The biodiesel industry needs to initiate dialogue with environmental groups and engage young people in shaping the nation’s future for renewable energy, U.S. Secretary of Agriculture Tom Vilsack said Thursday at the 2013 National Biodiesel Conference and Expo in Las Vegas.
The industry’s production of nearly 1.1 billion gallons of biodiesel fuel in 2012 supported more than 64,000 jobs across the country, creating new economic opportunities for farmers and revitalizing small towns across America, the secretary told several hundred industry leaders on the final day of the conference at The Mirage.
The industry is projected to grow substantially in the coming years, producing a target of 2 billion gallons in 2015, supporting more than 74,000 jobs and generating $7.3 billion in gross domestic product.
Vilsack, former governor of Iowa, said people must understand the importance of rural America and understand that biodiesel is creating a new dynamic in raising farmers’ income.

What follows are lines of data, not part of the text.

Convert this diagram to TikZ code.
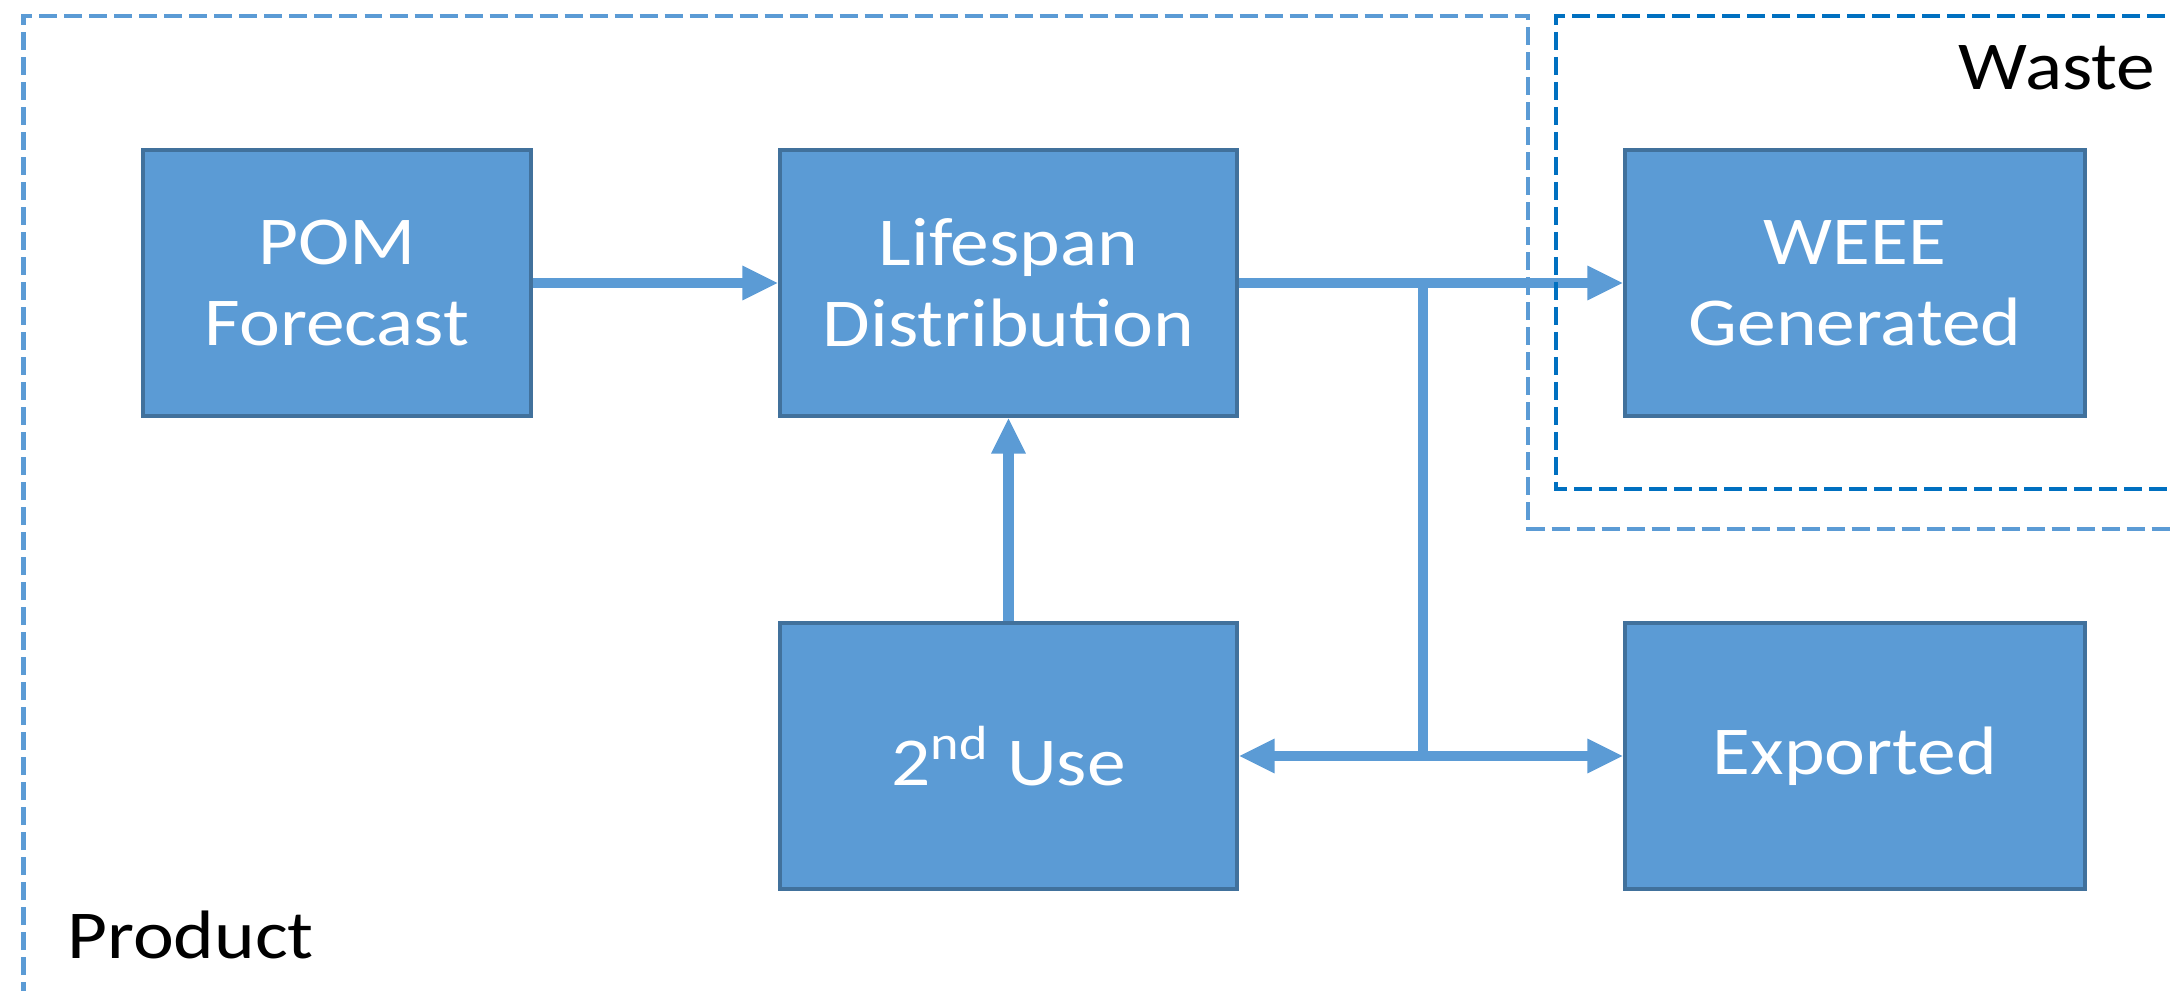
\documentclass[tikz,border=0pt]{standalone}
\usepackage{fontspec}
\setmainfont{Carlito}[FakeStretch=1.13]
\usetikzlibrary{arrows.meta}
\definecolor{boxblue}{HTML}{5B9BD5}
\definecolor{boxedge}{HTML}{41719C}
\definecolor{wasteblue}{HTML}{0070C0}
\tikzset{
  block/.style={draw=boxedge, line width=0.9pt, fill=boxblue, text=white,
    minimum height=2.66cm, inner sep=0pt, align=center,
    font=\fontsize{19.5}{23}\selectfont},
  flow/.style={boxblue, line width=3.1pt},
  tip/.style={-{Triangle[length=0.36cm,width=0.32cm]}},
  region/.style={line width=1.3pt, dash pattern=on 0.18cm off 0.07cm},
  tag/.style={font=\fontsize{19.5}{23}\selectfont, inner sep=0pt}
}
\begin{document}
\begin{tikzpicture}
\clip (0,0) rectangle (21.72,9.9);
\fill[white] (0,0) rectangle (21.72,9.9);
\node[block, minimum width=3.88cm] (pom) at (3.37,7.07) {POM\\Forecast};
\node[block, minimum width=4.57cm] (life) at (10.085,7.07) {Lifespan\\Distribution};
\node[block, minimum width=4.6cm] (weee) at (18.55,7.07) {WEEE\\Generated};
\node[block, minimum width=4.57cm] (use) at (10.085,2.34) {2\textsuperscript{nd} Use};
\node[block, minimum width=4.6cm] (exp) at (18.55,2.34) {Exported};
\coordinate (split) at (14.23,7.07);
\coordinate (fork) at (14.23,2.34);
\draw[flow, tip] (pom) -- (life);
\draw[flow, tip] (life) -- (weee);
\draw[flow, line cap=rect] (split) -- (fork);
\draw[flow, tip] (fork) -- (use);
\draw[flow, tip] (fork) -- (exp);
\draw[flow, tip] (use) -- (life);
% regions
\draw[region, boxblue] (0.235,-0.1) -- (0.235,9.74) -- (15.28,9.74) -- (15.28,4.61) -- (21.9,4.61);
\draw[region, wasteblue] (21.9,9.74) -- (15.56,9.74) -- (15.56,5.01) -- (21.9,5.01);
\node[tag, anchor=base east] (waste) at (21.56,9.0) {Waste};
\node[tag, anchor=base west] (product) at (0.665,0.315) {Product};
\end{tikzpicture}
\end{document}
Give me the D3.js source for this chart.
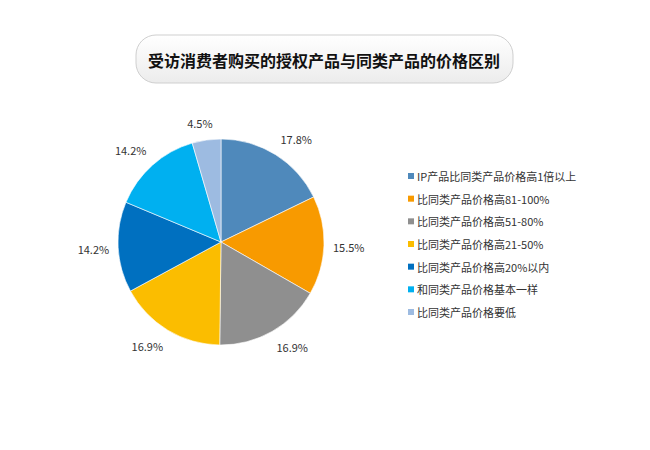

“You’ve got people internationally questioning the industry,” he said. “Somehow in America, we’re not big enough and strong enough to produce food for the American people with enough left over for fuel. We have done it and we’ll continue to do it because we’re the most productive nation in the world.”
Roughly two-thirds of the nation’s oil was imported in 2005. Today it’s less than 50 percent and “dropping like a rock,” due in large part to advances in biodiesel technology, Vilsack said. That makes the country more energy secure.
Joe Jobe, chief executive officer of the National Biodiesel Board, said some people use hydraulic fracturing as an argument against biodiesel, asserting that everyone will get cheap gasoline.
Crude oil is a global commodity and the price is based not on worldwide demand and supply, but on political policy in the most unstable part of the world and from manipulation by the nationalized oil companies of OPEC, he said.
That’s why it’s important to diversify the nation’s transportation fuel portfolio so that it’s more in line with the electricity market, which is relatively stable and affordable because of numerous energy sources, Jobe said.
“Even if America becomes 100 percent self-sufficient on petroleum, we’d still be exposed to worldwide fluctuations,” he said. “There has to be a mix if we want stability. Our goal is to make transportation fuel like our power generation fuels. Wind, solar ... nobody’s going to war over those.”
Vilsack said the U.S. Department of Agriculture is helping to expand markets for biodiesel, which is a blend of fuel made from recycled cooking oil, soybean oil and other agricultural products.
The department invested more than $500 million with the U.S. Navy and Department of Energy to develop advanced biofuels for military ships and aircraft. The Navy’s “Great Green Fleet” conducted operations off the coast of Hawaii using advanced marine and aviation biofuels. “Understand the importance of this industry to the defense department. If we have to buy oil from other sources, we have to defend that source,” Vilsack said.
USDA also invested more than $320 million to accelerate research and development of advanced biofuels. It supported more than 200 refiners looking to produce biofuels, including Fulcrum Sierra Biofuels in Nevada to convert municipal waste into energy.